The framework presented in this paper opens up a number of avenues for future work at the intersection of human–robot interaction and autonomous path planning. Further work includes testing the algorithm on a range of human experts to comprehensively evaluate the use of coactive learning for learning human preferences. Other path parameters should be added in order to more closely match the human’s intentions and account for possible path parameters. We hope to be able to learn a human’s preferences in trajectory planning without complete knowledge of the underlying parameters used.

An area for future work lies in combining the preference learning and risk modeling techniques presented in this paper with modern adaptive sampling methods. Our learning and refinement methods allow the human and robot to work together to meet a common goal through shared autonomy.
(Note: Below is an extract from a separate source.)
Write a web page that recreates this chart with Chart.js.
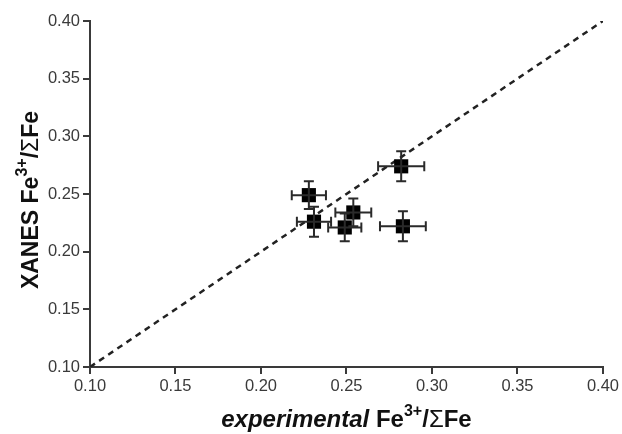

Combining this capability with adaptive sampling and planning methods would allow marine vehicles to continuously monitor and adapt to their environments in a long-term mission while pursuing the same goals as a human. Thus, marine robots would have a level of persistent autonomy, allowing them to safely complete long, complex marine data collection missions.

One promising avenue is the development of lifelong learning approaches that allow trajectories specified by the human operator to be stored to improve trajectory generation for future plans. In addition, it may be beneficial to change the ordering of the waypoints to improve the safety of the trajectory. The incorporation of re-ordering into our framework is fairly straightforward; however, it would require additional metrics to determine the deviation penalty from the scientist’s original path. Ultimately, we believe that techniques like the one proposed here will improve the efficiency of scientific data collection and allow human–robot teams to gather data safely and persistently in challenging environments.